#### Written task
In the material below, the lines containing the word "matplotlib" are required; copy each of them.

#### Data provided
★ ★ ★ ★

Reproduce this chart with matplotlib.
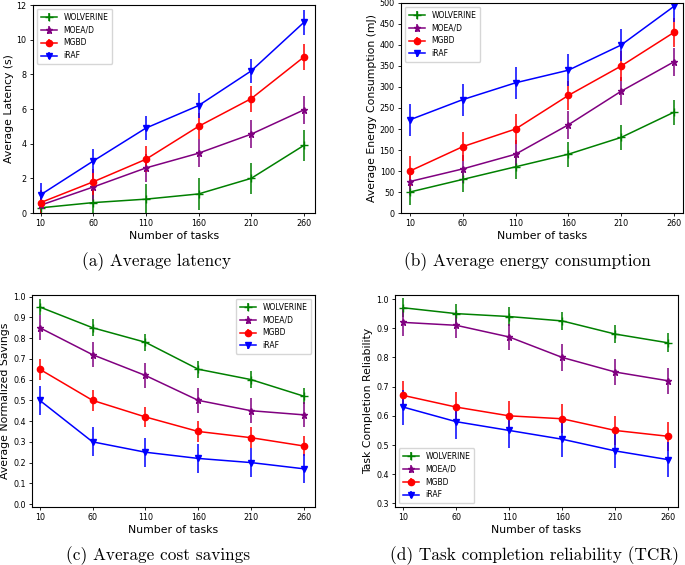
import matplotlib
matplotlib.use("Agg")
import matplotlib.pyplot as plt

tasks = [10, 60, 110, 160, 210, 260]
methods = ["WOLVERINE", "MOEA/D", "MGBD", "iRAF"]
colors = ["green", "purple", "red", "blue"]
markers = ["+", "*", "o", "v"]

# (a) latency
lat_vals = [
    [0.3, 0.6, 0.8, 1.1, 2.0, 3.9],
    [0.45, 1.5, 2.6, 3.45, 4.55, 5.95],
    [0.6, 1.8, 3.1, 5.0, 6.6, 9.0],
    [1.05, 3.0, 4.9, 6.2, 8.2, 11.0],
]
lat_err = [0.9, 0.8, 0.75, 0.7]

# (b) energy
energy_vals = [
    [50, 80, 110, 140, 180, 240],
    [75, 105, 140, 210, 290, 360],
    [100, 158, 200, 280, 350, 430],
    [222, 270, 310, 340, 400, 492],
]
energy_err = [30, 33, 35, 38]

# (c) savings
sav_vals = [
    [0.95, 0.85, 0.78, 0.65, 0.60, 0.52],
    [0.85, 0.72, 0.62, 0.50, 0.45, 0.43],
    [0.65, 0.50, 0.42, 0.35, 0.32, 0.28],
    [0.50, 0.30, 0.25, 0.22, 0.20, 0.17],
]
sav_err = [0.04, 0.06, 0.05, 0.07]

# (d) TCR
tcr_vals = [
    [0.97, 0.95, 0.94, 0.925, 0.88, 0.85],
    [0.92, 0.91, 0.87, 0.80, 0.75, 0.72],
    [0.67, 0.63, 0.60, 0.59, 0.55, 0.53],
    [0.63, 0.58, 0.55, 0.52, 0.48, 0.45],
]
tcr_err = [0.032, 0.045, 0.05, 0.06]

fig = plt.figure(figsize=(6.85, 5.65), dpi=100)

panels = [
    # rect, values, errors, ylabel, ylim, xlim, yticks, legend loc, caption, caption pos
    ([0.048, 0.623, 0.412, 0.368], lat_vals, lat_err, "Average Latency (s)",
     (0, 12), (2.7, 270.7), list(range(0, 13, 2)), "upper left",
     "(a) Average latency", (157 / 685, 1 - 262 / 565)),
    ([0.5854, 0.623, 0.4116, 0.3717], energy_vals, energy_err, "Average Energy Consumption (mJ)",
     (0, 500), (1.5, 268.5), list(range(0, 501, 50)), "upper left",
     "(b) Average energy consumption", (527 / 685, 1 - 262 / 565)),
    ([0.0467, 0.1027, 0.4133, 0.3753], sav_vals, sav_err, "Average Normalized Savings",
     (-0.014, 1.008), (2.7, 270.7), [i / 10 for i in range(11)], "upper right",
     "(c) Average cost savings", (158 / 685, 1 - 556 / 565)),
    ([0.5766, 0.1027, 0.4134, 0.3753], tcr_vals, tcr_err, "Task Completion Reliability",
     (0.288, 1.014), (2.2, 269.4), [i / 10 for i in range(3, 11)], "lower left",
     "(d) Task completion reliability (TCR)", (534 / 685, 1 - 556 / 565)),
]

for rect, vals, errs, ylabel, ylim, xlim, yticks, loc, caption, cpos in panels:
    ax = fig.add_axes(rect)
    for i, name in enumerate(methods):
        ax.errorbar(tasks, vals[i], yerr=errs[i], color=colors[i], marker=markers[i],
                    markersize=4.5 if markers[i] != "+" else 6, linewidth=1.1,
                    elinewidth=1.1, label=name)
    ax.set_xticks(tasks)
    ax.set_yticks(yticks)
    ax.set_xlim(xlim)
    ax.set_ylim(ylim)
    ax.tick_params(labelsize=5.8, length=2.5, width=0.6, pad=2)
    ax.set_xlabel("Number of tasks", fontsize=7.8, labelpad=2)
    ax.set_ylabel(ylabel, fontsize=7.8, labelpad=2)
    for s in ax.spines.values():
        s.set_linewidth(0.8)
    ax.legend(loc=loc, fontsize=5.5, handlelength=2.2, borderpad=0.5, labelspacing=0.5)
    fig.text(cpos[0], cpos[1], caption, family="cmr10", fontsize=12.4,
             ha="center", va="center")

fig.savefig("out.png", dpi=100)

★ ★ ★ ★

#### Answer in full
Reproduce this chart with matplotlib.
import matplotlib
matplotlib.use("Agg")
import matplotlib.pyplot as plt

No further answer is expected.